— START —

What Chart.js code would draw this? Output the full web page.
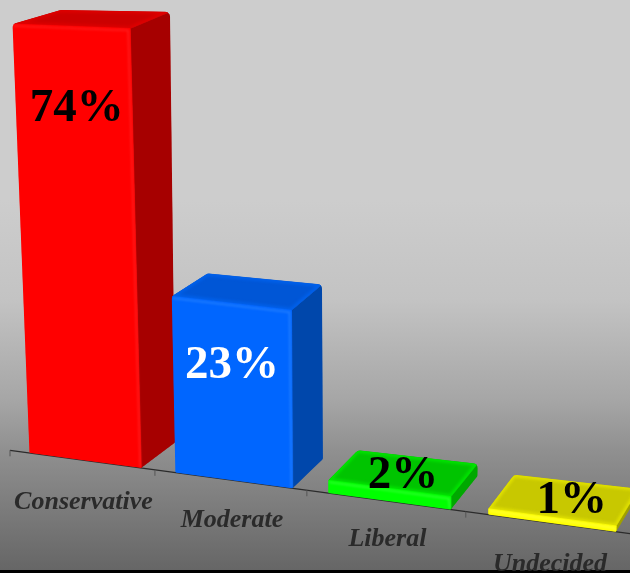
<!DOCTYPE html>
<html><head><meta charset="utf-8">
<style>html,body{margin:0;padding:0;background:#000;overflow:hidden}canvas{display:block}</style>
<script src="https://cdn.jsdelivr.net/npm/chart.js@4/dist/chart.umd.js"></script>
</head><body><canvas id="c" width="630" height="573"></canvas>
<script>
const categories = ['Conservative','Moderate','Liberal','Undecided'];
const shares = [74,23,2,1];
const frontColors = ['#ff0000','#0066ff','#00ff00','#ffff00'];
const topColors = ['#cc0000','#0056d6','#00c400','#c8c800'];
const rimColors = ['#dd0000','#0060ea','#00e400','#e0e000'];
const sideColors = ['#a60000','#0047ab','#00a800','#a0a000'];
const glowColors = ['rgba(255,50,50,.6)','rgba(50,140,255,.7)','rgba(70,255,70,.7)','rgba(255,255,90,.7)'];
const labelColors = ['#000000','#ffffff','#000000','#000000'];
const labelShift = [[6,83],[1,63],[14,-13],[20,-16]];
const categoryDrop = [42,40,38,41];

class ForeshortenedScale extends Chart.LinearScale {
  static id = 'foreshortened';
  static defaults = Chart.LinearScale.defaults;
  getPixelForValue(v){ const p = Math.pow(Math.max(v,0),1.15); return this.bottom - 910*p/(154.7+p); }
}
Chart.register(ForeshortenedScale);

const X = u => 10 + .898*u + .000141*u*u;
const Y = x => 453 + .1345*(x-30);
function P(u,h,back){
  const x0 = X(u), y0 = Y(x0);
  const H = h + h*h*5e-7*(x0-85);
  let x = x0 + H*.00013*(x0-334), y = y0 - H;
  if(back){ x += 37.5-.024*x0 + Math.sqrt(H)*.0025*Math.max(250-x0,0); y += -(22+.025*x0) + H*.02; }
  return [x,y];
}
function rounded(ctx,pts,radii){
  const n=pts.length, m=(a,b)=>[(a[0]+b[0])/2,(a[1]+b[1])/2], s=m(pts[n-1],pts[0]);
  ctx.beginPath(); ctx.moveTo(s[0],s[1]);
  pts.forEach((p,i)=>{ const q=pts[(i+1)%n]; ctx.arcTo(p[0],p[1],q[0],q[1],radii[i]); });
  ctx.closePath();
}
function poly(ctx,pts){
  ctx.beginPath(); pts.forEach((p,i)=> i?ctx.lineTo(p[0],p[1]):ctx.moveTo(p[0],p[1])); ctx.closePath();
}
function face(ctx,pts,color){
  poly(ctx,pts); ctx.fillStyle=color; ctx.strokeStyle=color; ctx.lineWidth=.8; ctx.fill(); ctx.stroke();
}
const scene = {
  id:'scene',
  beforeDraw(chart){
    const ctx=chart.ctx, W=chart.width, Hh=chart.height;
    const g=ctx.createLinearGradient(0,0,0,570);
    g.addColorStop(0,'#cdcdcd'); g.addColorStop(200/570,'#cdcdcd'); g.addColorStop(300/570,'#c3c3c3');
    g.addColorStop(400/570,'#a6a6a6'); g.addColorStop(450/570,'#909090'); g.addColorStop(1,'#666666');
    ctx.fillStyle=g; ctx.fillRect(0,0,W,570);
    ctx.fillStyle='#000'; ctx.fillRect(0,570,W,Hh-570);
  },
  afterDatasetsDraw(chart){
    const ctx=chart.ctx, meta=chart.getDatasetMeta(0), xs=chart.scales.x;
    const pitch=xs.getPixelForValue(1)-xs.getPixelForValue(0);
    ctx.save();
    ctx.strokeStyle='#2b2b2b'; ctx.lineWidth=1.3;
    ctx.beginPath(); ctx.moveTo(X(0),Y(X(0))); ctx.lineTo(X(xs.right+10),Y(X(xs.right+10))); ctx.stroke();
    ctx.strokeStyle='#555'; ctx.lineWidth=1;
    for(let i=0;i<=categories.length;i++){
      const x=X(xs.getPixelForValue(0)-pitch/2+i*pitch);
      ctx.beginPath(); ctx.moveTo(x,Y(x)); ctx.lineTo(x,Y(x)+6); ctx.stroke();
    }
    ctx.font='italic bold 26px "Liberation Serif"'; ctx.fillStyle='#2a2a2a';
    ctx.textAlign='center'; ctx.textBaseline='middle';
    categories.forEach((c,i)=>{
      const x=X(xs.getPixelForValue(i)+2);
      ctx.fillText(c,x,Y(x)+categoryDrop[i]);
    });
    meta.data.forEach((bar,i)=>{
      const h=bar.base-bar.y, l=bar.x-bar.width/2+3.5, r=bar.x+bar.width/2+3.5;
      const fl=P(l,h), fr=P(r,h), bl=P(l,h,1), br=P(r,h,1), gl=P(l,0), gr=P(r,0), gbr=P(r,0,1);
      const low=Math.min(5,(gl[1]-fl[1])/2);
      ctx.save();
      rounded(ctx,[gl,fl,bl,br,gbr,gr],[1.5,low,6,5,3,2]); ctx.clip();
      face(ctx,[fr,br,gbr,gr],sideColors[i]);
      face(ctx,[fl,bl,br,fr],topColors[i]);
      ctx.save(); poly(ctx,[fl,bl,br,fr]); ctx.clip();
      ctx.filter='blur(1.5px)'; ctx.strokeStyle=rimColors[i]; ctx.lineWidth=5;
      poly(ctx,[fl,bl,br,fr]); ctx.stroke(); ctx.restore();
      face(ctx,[gl,fl,fr,gr],frontColors[i]);
      ctx.filter='blur(0.8px)'; ctx.strokeStyle=glowColors[i]; ctx.lineWidth=1.6;
      ctx.beginPath(); ctx.moveTo(fl[0]+1,fl[1]+2); ctx.lineTo(fr[0]-2,fr[1]+2); ctx.lineTo(gr[0]-1,gr[1]-1); ctx.stroke();
      ctx.restore();
    });
    ctx.font='bold 47px "Liberation Serif"';
    meta.data.forEach((bar,i)=>{
      const h=bar.base-bar.y, c=P(bar.x+3.5,h);
      ctx.fillStyle=labelColors[i];
      ctx.fillText(shares[i]+'%',c[0]+labelShift[i][0],c[1]+labelShift[i][1]);
    });
    ctx.restore();
  }
};
new Chart(document.getElementById('c'),{
  type:'bar',
  data:{labels:categories,datasets:[{data:shares,backgroundColor:'rgba(0,0,0,0)',borderWidth:0,barPercentage:.77,categoryPercentage:1}]},
  options:{responsive:false,animation:false,layout:{padding:0},
    plugins:{legend:{display:false},tooltip:{enabled:false},title:{display:false}},
    scales:{x:{display:false,type:'category'},y:{display:false,type:'foreshortened',min:0,max:100}}},
  plugins:[scene]
});
</script></body></html>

— END —

- _SET PROBLEM_
Repeat the material above in full and exactly, apart from the pictures.

- _TASK RESULT_
What Chart.js code would draw this? Output the full web page.
<!DOCTYPE html>
<html><head><meta charset="utf-8">
<style>html,body{margin:0;padding:0;background:#000;overflow:hidden}canvas{display:block}</style>
<script src="https://cdn.jsdelivr.net/npm/chart.js@4/dist/chart.umd.js"></script>
</head><body><canvas id="c" width="630" height="573"></canvas>
<script>
const categories = ['Conservative','Moderate','Liberal','Undecided'];
const shares = [74,23,2,1];
const frontColors = ['#ff0000','#0066ff','#00ff00','#ffff00'];
const topColors = ['#cc0000','#0056d6','#00c400','#c8c800'];
const rimColors = ['#dd0000','#0060ea','#00e400','#e0e000'];
const sideColors = ['#a60000','#0047ab','#00a800','#a0a000'];
const glowColors = ['rgba(255,50,50,.6)','rgba(50,140,255,.7)','rgba(70,255,70,.7)','rgba(255,255,90,.7)'];
const labelColors = ['#000000','#ffffff','#000000','#000000'];
const labelShift = [[6,83],[1,63],[14,-13],[20,-16]];
const categoryDrop = [42,40,38,41];

class ForeshortenedScale extends Chart.LinearScale {
  static id = 'foreshortened';
  static defaults = Chart.LinearScale.defaults;
  getPixelForValue(v){ const p = Math.pow(Math.max(v,0),1.15); return this.bottom - 910*p/(154.7+p); }
}
Chart.register(ForeshortenedScale);

const X = u => 10 + .898*u + .000141*u*u;
const Y = x => 453 + .1345*(x-30);
function P(u,h,back){
  const x0 = X(u), y0 = Y(x0);
  const H = h + h*h*5e-7*(x0-85);
  let x = x0 + H*.00013*(x0-334), y = y0 - H;
  if(back){ x += 37.5-.024*x0 + Math.sqrt(H)*.0025*Math.max(250-x0,0); y += -(22+.025*x0) + H*.02; }
  return [x,y];
}
function rounded(ctx,pts,radii){
  const n=pts.length, m=(a,b)=>[(a[0]+b[0])/2,(a[1]+b[1])/2], s=m(pts[n-1],pts[0]);
  ctx.beginPath(); ctx.moveTo(s[0],s[1]);
  pts.forEach((p,i)=>{ const q=pts[(i+1)%n]; ctx.arcTo(p[0],p[1],q[0],q[1],radii[i]); });
  ctx.closePath();
}
function poly(ctx,pts){
  ctx.beginPath(); pts.forEach((p,i)=> i?ctx.lineTo(p[0],p[1]):ctx.moveTo(p[0],p[1])); ctx.closePath();
}
function face(ctx,pts,color){
  poly(ctx,pts); ctx.fillStyle=color; ctx.strokeStyle=color; ctx.lineWidth=.8; ctx.fill(); ctx.stroke();
}
const scene = {
  id:'scene',
  beforeDraw(chart){
    const ctx=chart.ctx, W=chart.width, Hh=chart.height;
    const g=ctx.createLinearGradient(0,0,0,570);
    g.addColorStop(0,'#cdcdcd'); g.addColorStop(200/570,'#cdcdcd'); g.addColorStop(300/570,'#c3c3c3');
    g.addColorStop(400/570,'#a6a6a6'); g.addColorStop(450/570,'#909090'); g.addColorStop(1,'#666666');
    ctx.fillStyle=g; ctx.fillRect(0,0,W,570);
    ctx.fillStyle='#000'; ctx.fillRect(0,570,W,Hh-570);
  },
  afterDatasetsDraw(chart){
    const ctx=chart.ctx, meta=chart.getDatasetMeta(0), xs=chart.scales.x;
    const pitch=xs.getPixelForValue(1)-xs.getPixelForValue(0);
    ctx.save();
    ctx.strokeStyle='#2b2b2b'; ctx.lineWidth=1.3;
    ctx.beginPath(); ctx.moveTo(X(0),Y(X(0))); ctx.lineTo(X(xs.right+10),Y(X(xs.right+10))); ctx.stroke();
    ctx.strokeStyle='#555'; ctx.lineWidth=1;
    for(let i=0;i<=categories.length;i++){
      const x=X(xs.getPixelForValue(0)-pitch/2+i*pitch);
      ctx.beginPath(); ctx.moveTo(x,Y(x)); ctx.lineTo(x,Y(x)+6); ctx.stroke();
    }
    ctx.font='italic bold 26px "Liberation Serif"'; ctx.fillStyle='#2a2a2a';
    ctx.textAlign='center'; ctx.textBaseline='middle';
    categories.forEach((c,i)=>{
      const x=X(xs.getPixelForValue(i)+2);
      ctx.fillText(c,x,Y(x)+categoryDrop[i]);
    });
    meta.data.forEach((bar,i)=>{
      const h=bar.base-bar.y, l=bar.x-bar.width/2+3.5, r=bar.x+bar.width/2+3.5;
      const fl=P(l,h), fr=P(r,h), bl=P(l,h,1), br=P(r,h,1), gl=P(l,0), gr=P(r,0), gbr=P(r,0,1);
      const low=Math.min(5,(gl[1]-fl[1])/2);
      ctx.save();
      rounded(ctx,[gl,fl,bl,br,gbr,gr],[1.5,low,6,5,3,2]); ctx.clip();
      face(ctx,[fr,br,gbr,gr],sideColors[i]);
      face(ctx,[fl,bl,br,fr],topColors[i]);
      ctx.save(); poly(ctx,[fl,bl,br,fr]); ctx.clip();
      ctx.filter='blur(1.5px)'; ctx.strokeStyle=rimColors[i]; ctx.lineWidth=5;
      poly(ctx,[fl,bl,br,fr]); ctx.stroke(); ctx.restore();
      face(ctx,[gl,fl,fr,gr],frontColors[i]);
      ctx.filter='blur(0.8px)'; ctx.strokeStyle=glowColors[i]; ctx.lineWidth=1.6;
      ctx.beginPath(); ctx.moveTo(fl[0]+1,fl[1]+2); ctx.lineTo(fr[0]-2,fr[1]+2); ctx.lineTo(gr[0]-1,gr[1]-1); ctx.stroke();
      ctx.restore();
    });
    ctx.font='bold 47px "Liberation Serif"';
    meta.data.forEach((bar,i)=>{
      const h=bar.base-bar.y, c=P(bar.x+3.5,h);
      ctx.fillStyle=labelColors[i];
      ctx.fillText(shares[i]+'%',c[0]+labelShift[i][0],c[1]+labelShift[i][1]);
    });
    ctx.restore();
  }
};
new Chart(document.getElementById('c'),{
  type:'bar',
  data:{labels:categories,datasets:[{data:shares,backgroundColor:'rgba(0,0,0,0)',borderWidth:0,barPercentage:.77,categoryPercentage:1}]},
  options:{responsive:false,animation:false,layout:{padding:0},
    plugins:{legend:{display:false},tooltip:{enabled:false},title:{display:false}},
    scales:{x:{display:false,type:'category'},y:{display:false,type:'foreshortened',min:0,max:100}}},
  plugins:[scene]
});
</script></body></html>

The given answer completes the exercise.